Pan roasted chicken with lemon garlic butter
In life, there are many pleasures. Some of them are over-the-top and elaborate and others are simple and humble. Proper, good roast chicken is one of those simple pleasures in my life and I have to tell you, I would choose a good roast chicken over an elaborate pleasure, any day of the week. I don’t know what it is about roast chicken that gets me the way it does but there are few foods I am as loyal to, as I am about roast chicken.
Nigella Lawson once said “A kitchen doesn’t feel like mine until I’ve roasted a chicken in it” and she also said “You could probably go through life without ever learning to roast a chicken, but why would you want to.” I mean, isn’t that just the words of a culinary genius? Well, in my mind it is anyway. And I suppose the real appeal of a roast chicken is the homeliness of it. The fact that most moms have their own roast chicken recipe and it is instantly comforting and most people only like the way their mom cooks a chicken. I know that for me, when I smell a chicken flavoured with garlic, lemon and herbs roasting in the oven, I feel like I’m home. Due to this intense obsession with roast chicken, I am always looking for ways to enhance it, better it and find new ways to make it.
This version was inspired by another of my food loves, Sean Brock. If ever there was a man that could make me go weak at the knees simply by talking about food, it is Sean Brock. His passion and knowledge inspire me and when I got his book, Heritage, as a Mother’s Day gift, I was over the moon. I have been ravaging the pages and have been left overwhelmed and massively inspired by his fierce love and loyalty to everything Southern. Reading his stories of how his mom and gran shaped him into the excellent chef he is today warmed my heart and when I stumbled upon his recipe for Skillet Chicken, I fell in love. His chicken is served with confit garlic and sauce made from the pan juices and looked to good to be true. I adapted his recipe to make my pan roasted chicken and served mine with a lemony, garlicky, parsley-y butter sauce which I added all the pan drippings and juices to. Man alive, I could eat the stuff by the spoonful. So intensely flavoursome and just the perfect partner to the juicy chicken. You could serve this with rice or mashed potatoes but honestly, a good piece of crusty bread to mop up the buttery goodness is more than enough and will have you craving more.

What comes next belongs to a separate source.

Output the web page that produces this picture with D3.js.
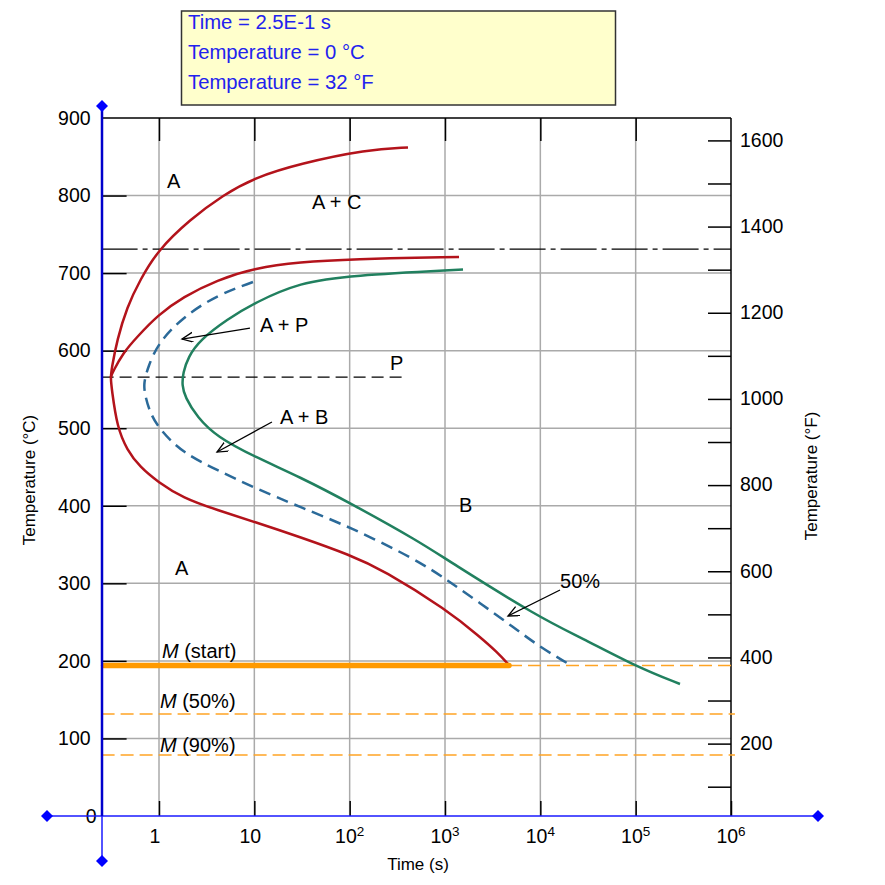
<!DOCTYPE html>
<html>
<head>
<meta charset="utf-8">
<script src="https://cdn.jsdelivr.net/npm/d3@7"></script>
<style>
  html, body { margin: 0; padding: 0; background: #fff; }
  svg { display: block; font-family: "Liberation Sans", Arial, sans-serif; }
</style>
</head>
<body>
<svg id="chart" width="885" height="885"></svg>
<script>
// ---------------- DATA ----------------
const timeTicks = [1, 10, 100, 1000, 10000, 100000, 1000000];
const timeTickLabels = [["1", ""], ["10", ""], ["10", "2"], ["10", "3"], ["10", "4"], ["10", "5"], ["10", "6"]];
const tempCTicks = [0, 100, 200, 300, 400, 500, 600, 700, 800, 900];
const tempFTicks = [100, 200, 300, 400, 500, 600, 700, 800, 900, 1000, 1100, 1200, 1300, 1400, 1500, 1600];
const tempFLabels = [200, 400, 600, 800, 1000, 1200, 1400, 1600];

// Transformation start (red): upper branch -> nose -> lower branch to Ms
const redStartCurve = [
  [409, 862], [152, 859.4], [30.1, 841.3], [10.16, 823.3], [4.69, 800.7], [2.114, 769],
  [0.976, 729.8], [0.632, 691.1], [0.462, 656.3], [0.363, 613.8], [0.32, 578], [0.31, 565],
  [0.32, 550], [0.363, 501.6], [0.462, 471.9], [0.632, 450.0], [0.976, 430.7], [1.786, 410.0],
  [4.06, 394.6], [10.16, 379.1], [30.1, 359.7], [101, 336.5], [224, 317.2], [1050, 265.6],
  [2330, 230.8], [3514, 211.5], [4691, 194.7]
];
// Red curve (pearlite start) from the nose to ~720 °C
const redPearliteCurve = [
  [1403, 720.8], [101, 718.2], [30.1, 714.3], [10.16, 706.6], [4.06, 691.1], [1.786, 669.2],
  [0.976, 646.0], [0.588, 617.6], [0.419, 597.0], [0.329, 573], [0.31, 565]
];
// 50 % transformation (blue dashed)
const halfCurve = [
  [9.68, 688.5], [4.06, 671.7], [1.786, 643.4], [0.976, 609.8], [0.767, 578.9], [0.688, 558],
  [0.713, 542.8], [0.805, 519.6], [1.024, 497.7], [1.786, 468.0], [4.06, 446.1], [10.16, 422.9],
  [30.1, 398.4], [101, 372.6], [509, 330.1], [1050, 304.3], [2330, 274.6], [5164, 243.7],
  [9928, 217.9], [19050, 197.3]
];
// Transformation finish (green)
const finishCurve = [
  [1545, 704.6], [101, 696.9], [30.1, 687.9], [10.16, 662.1], [5.17, 640.2], [2.69, 613.8],
  [2.02, 591.8], [1.786, 571.2], [1.743, 555.7], [1.873, 540.2], [2.504, 514.5], [4.06, 488.7],
  [10.16, 462.9], [30.1, 437.1], [101, 403.6], [547, 353.3], [1050, 330.1], [9928, 255.3],
  [26080, 230.8], [103300, 192.1], [291800, 170.2]
];

const a1Temp = 731;            // dash-dot eutectoid line
const pLineTemp = 566;         // P dashed line
const pLineEnd = 400;          // time where P line ends
const msTemp = 194;            // M start
const msEnd = 4691;            // time where thick Ms ends
const m50Temp = 131.5;
const m90Temp = 78.7;
const lineStartTime = 0.25;
const lineEndTime = 1.1e6;

const regionLabels = [
  { text: "A", t: 1.213, T: 809.7 },
  { text: "A + C", t: 40.3, T: 782.7 },
  { text: "A + P", t: 11.47, T: 624.1 },
  { text: "P", t: 265, T: 574.8 },
  { text: "A + B", t: 18.6, T: 505.4 },
  { text: "B", t: 1403, T: 392.0 },
  { text: "A", t: 1.47, T: 310.7 },
  { text: "50%", t: 16090, T: 294.0 }
];
const mLabels = [
  { text: " (start)", t: 1.075, T: 203.7 },
  { text: " (50%)", t: 1.024, T: 139.3 },
  { text: " (90%)", t: 1.024, T: 82.5 }
];
const arrows = [
  { from: [9.0, 629.2], to: [1.743, 615.0] },
  { from: [15.3, 508.0], to: [4.06, 469.3] },
  { from: [16090, 291.4], to: [4580, 257.9] }
];
const infoLines = ["Time = 2.5E-1 s", "Temperature = 0 °C", "Temperature = 32 °F"];

// ---------------- SCALES ----------------
const plotL = 101.6, plotR = 731, plotT = 118, plotB = 816;
const x = d3.scaleLog().domain([0.25, 1e6]).range([plotL, plotR]);
const y = d3.scaleLinear().domain([0, 900]).range([plotB, plotT]);
const yF = d3.scaleLinear().domain([32, 900 * 9 / 5 + 32]).range([plotB, plotT]);

const svg = d3.select("#chart");

// ---------------- INFO BOX ----------------
svg.append("rect").attr("x", 181.5).attr("y", 11).attr("width", 434).attr("height", 94)
  .attr("fill", "#ffffcc").attr("stroke", "#333").attr("stroke-width", 1.5);
svg.selectAll("text.info").data(infoLines).join("text").attr("class", "info")
  .attr("x", 188).attr("y", (d, i) => 29 + i * 30)
  .attr("fill", "#2222ee").attr("font-size", 20.3).text(d => d);

// ---------------- GRID ----------------
const grid = svg.append("g").attr("stroke", "#aaaaaa").attr("stroke-width", 1.5);
grid.selectAll("line.v").data(timeTicks.filter(d => d < 1e6)).join("line").attr("class", "v")
  .attr("x1", d => x(d)).attr("x2", d => x(d)).attr("y1", plotT).attr("y2", plotB);
grid.selectAll("line.h").data(tempCTicks.filter(d => d > 0 && d < 900)).join("line").attr("class", "h")
  .attr("x1", plotL).attr("x2", plotR).attr("y1", d => y(d)).attr("y2", d => y(d));

// ---------------- AXES ----------------
function styleAxis(g) {
  g.select(".domain").remove();
  g.selectAll(".tick line").attr("stroke", "#000").attr("stroke-width", 1.5);
  g.selectAll(".tick text").attr("fill", "#000").attr("font-size", 19.5)
    .attr("font-family", "'Liberation Sans', Arial, sans-serif");
}
svg.append("line").attr("x1", plotL).attr("x2", plotR).attr("y1", plotT).attr("y2", plotT)
  .attr("stroke", "#000").attr("stroke-width", 1.5);
svg.append("line").attr("x1", plotR).attr("x2", plotR).attr("y1", plotT).attr("y2", plotB)
  .attr("stroke", "#000").attr("stroke-width", 1.5);
svg.append("g").attr("transform", `translate(0,${plotT})`)
  .call(d3.axisTop(x).tickValues(timeTicks.filter(d => d < 1e6)).tickSize(-23).tickFormat(""))
  .call(styleAxis);
svg.append("g").attr("transform", `translate(0,${plotB})`)
  .call(d3.axisBottom(x).tickValues(timeTicks).tickSize(-15).tickFormat(""))
  .call(styleAxis);
const xl = svg.append("g").attr("font-size", 19.5).attr("fill", "#000");
timeTicks.forEach((d, i) => {
  const lab = timeTickLabels[i];
  const t = xl.append("text").attr("x", x(d) + (lab[1] ? 0 : -4)).attr("y", 843)
    .attr("text-anchor", "middle");
  t.append("tspan").text(lab[0]);
  if (lab[1]) t.append("tspan").attr("font-size", 13.5).attr("dy", -7).text(lab[1]);
});
svg.append("g").attr("transform", `translate(${plotL},0)`)
  .call(d3.axisLeft(y).tickValues(tempCTicks).tickSize(-25).tickPadding(11).tickFormat(d3.format("d")))
  .call(styleAxis)
  .call(g => g.selectAll(".tick").filter(d => d === 0).select("text").attr("x", -5))
  .call(g => g.selectAll(".tick").filter(d => d === 0 || d === 900).select("line").remove());
svg.append("g").attr("transform", `translate(${plotR},0)`)
  .call(d3.axisRight(yF).tickValues(tempFTicks).tickSize(-23).tickPadding(9)
    .tickFormat(d => tempFLabels.includes(d) ? d : ""))
  .call(styleAxis)
  .call(g => g.selectAll(".tick text").attr("dy", "0.3em"));

svg.append("text").attr("transform", "translate(35,480) rotate(-90)").attr("text-anchor", "middle")
  .attr("font-size", 17).text("Temperature (°C)");
svg.append("text").attr("transform", "translate(817,476) rotate(-90)").attr("text-anchor", "middle")
  .attr("font-size", 17).text("Temperature (°F)");
svg.append("text").attr("x", 418).attr("y", 870).attr("text-anchor", "middle")
  .attr("font-size", 17).text("Time (s)");

// ---------------- REFERENCE LINES ----------------
svg.append("line").attr("x1", x(lineStartTime)).attr("x2", plotR).attr("y1", y(a1Temp)).attr("y2", y(a1Temp))
  .attr("stroke", "#000").attr("stroke-width", 1.3).attr("stroke-dasharray", "36,5,5,5");
svg.append("line").attr("x1", x(lineStartTime)).attr("x2", x(pLineEnd)).attr("y1", y(pLineTemp)).attr("y2", y(pLineTemp))
  .attr("stroke", "#000").attr("stroke-width", 1.3).attr("stroke-dasharray", "12,6");

const orangeDash = "#ffa424";
svg.append("line").attr("x1", x(msEnd)).attr("x2", x(lineEndTime)).attr("y1", y(msTemp)).attr("y2", y(msTemp))
  .attr("stroke", orangeDash).attr("stroke-width", 1.5).attr("stroke-dasharray", "13,6");
[m50Temp, m90Temp].forEach(T => {
  svg.append("line").attr("x1", x(lineStartTime)).attr("x2", x(lineEndTime)).attr("y1", y(T)).attr("y2", y(T))
    .attr("stroke", orangeDash).attr("stroke-width", 1.5).attr("stroke-dasharray", "13,6");
});

// ---------------- CURVES ----------------
const line = d3.line().x(d => x(d[0])).y(d => y(d[1])).curve(d3.curveBasis);
svg.append("path").attr("d", line(halfCurve)).attr("fill", "none")
  .attr("stroke", "#2b6a99").attr("stroke-width", 2.5).attr("stroke-dasharray", "12,7");
svg.append("path").attr("d", line(finishCurve)).attr("fill", "none")
  .attr("stroke", "#21805f").attr("stroke-width", 2.5);
svg.append("path").attr("d", line(redPearliteCurve)).attr("fill", "none")
  .attr("stroke", "#b3131b").attr("stroke-width", 2.5);
svg.append("path").attr("d", line(redStartCurve)).attr("fill", "none")
  .attr("stroke", "#b3131b").attr("stroke-width", 2.5);

svg.append("line").attr("x1", x(lineStartTime) + 2).attr("x2", x(msEnd)).attr("y1", y(msTemp)).attr("y2", y(msTemp))
  .attr("stroke", "#ff9a00").attr("stroke-width", 5.5).attr("stroke-linecap", "round");

// ---------------- ARROWS ----------------
svg.append("defs").append("marker").attr("id", "arr").attr("markerUnits", "userSpaceOnUse")
  .attr("markerWidth", 14).attr("markerHeight", 12).attr("refX", 11).attr("refY", 5)
  .attr("orient", "auto")
  .append("path").attr("d", "M0,0 L11,5 L0,10").attr("fill", "none").attr("stroke", "#000").attr("stroke-width", 1.3);
svg.selectAll("line.arrow").data(arrows).join("line").attr("class", "arrow")
  .attr("x1", d => x(d.from[0])).attr("y1", d => y(d.from[1]))
  .attr("x2", d => x(d.to[0])).attr("y2", d => y(d.to[1]))
  .attr("stroke", "#000").attr("stroke-width", 1.3).attr("marker-end", "url(#arr)");

// ---------------- LABELS ----------------
svg.selectAll("text.region").data(regionLabels).join("text").attr("class", "region")
  .attr("x", d => x(d.t)).attr("y", d => y(d.T)).attr("font-size", 20).attr("fill", "#000")
  .text(d => d.text);
const ml = svg.selectAll("text.mlab").data(mLabels).join("text").attr("class", "mlab")
  .attr("x", d => x(d.t)).attr("y", d => y(d.T)).attr("font-size", 20).attr("fill", "#000");
ml.append("tspan").attr("font-style", "italic").text("M");
ml.append("tspan").text(d => d.text);

// ---------------- BLUE ORIGIN AXES ----------------
const blue = svg.append("g");
blue.append("line").attr("x1", 47).attr("x2", 818).attr("y1", plotB).attr("y2", plotB)
  .attr("stroke", "#1a1aff").attr("stroke-width", 1.6);
blue.append("line").attr("x1", 102).attr("x2", 102).attr("y1", 106).attr("y2", plotB)
  .attr("stroke", "#0000cc").attr("stroke-width", 2.5);
blue.append("line").attr("x1", 102).attr("x2", 102).attr("y1", plotB).attr("y2", 861)
  .attr("stroke", "#1a1aff").attr("stroke-width", 1.5);
[[102, 106], [102, 861], [47, 816], [818, 816]].forEach(p => {
  blue.append("path").attr("d", `M${p[0]},${p[1] - 6} L${p[0] + 6},${p[1]} L${p[0]},${p[1] + 6} L${p[0] - 6},${p[1]} Z`)
    .attr("fill", "#0000ff");
});
</script>
</body>
</html>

- 1 free-range chicken (approximately 1.5-1.7kg)
- 4 tablespoons olive oil
- salt & pepper to taste (I used smoked salt)
- 6 sprigs fresh thyme
- small handful fresh sage leaves
- 150g butter
- 6 garlic cloves, peeled and halved
- juice of 1 lemon
- handful fresh parsley, finely chopped
- Pre-heat the oven to 200°c.
- To prepare the chicken, cut the backbone out of the chicken using sharp kitchen scissors, to spatchcock the chicken and then carefully cut through the breastbone to produce two halves. (If you are squeamish, ask your butcher to do this bit for you.)
- Heat a skiller or large oven-proof pan over high heat.
- Drizzle the chicken with olive oil then season with salt and pepper.
- Place the chicken, breast and thigh side down in the hot pan and press down with another frying pan or foil-wrapped bricks to allow it to brown sufficiently. When the chicken is golden brown, flip it over and add the fresh herbs to the pan.
- Allow to brown on the other side then place the chicken in the oven and allow to roast for 20-25 minutes until cooked through.
- Remove the cooked chicken from the oven then transfer to a plate and cover with foil to rest.
- Place the skillet on the stove over medium heat. Melt the butter in the pan then add the garlic. Allow to butter to simmer very gently, taking care to not burn it, and allow the garlic to soften and cook.
- When the garlic is cooked, add the lemon juice and parsley and stir through. Add any of the chicken juices that might have accumulated on the plate.
- Serve the chicken with the garlic lemon butter and crusty bread.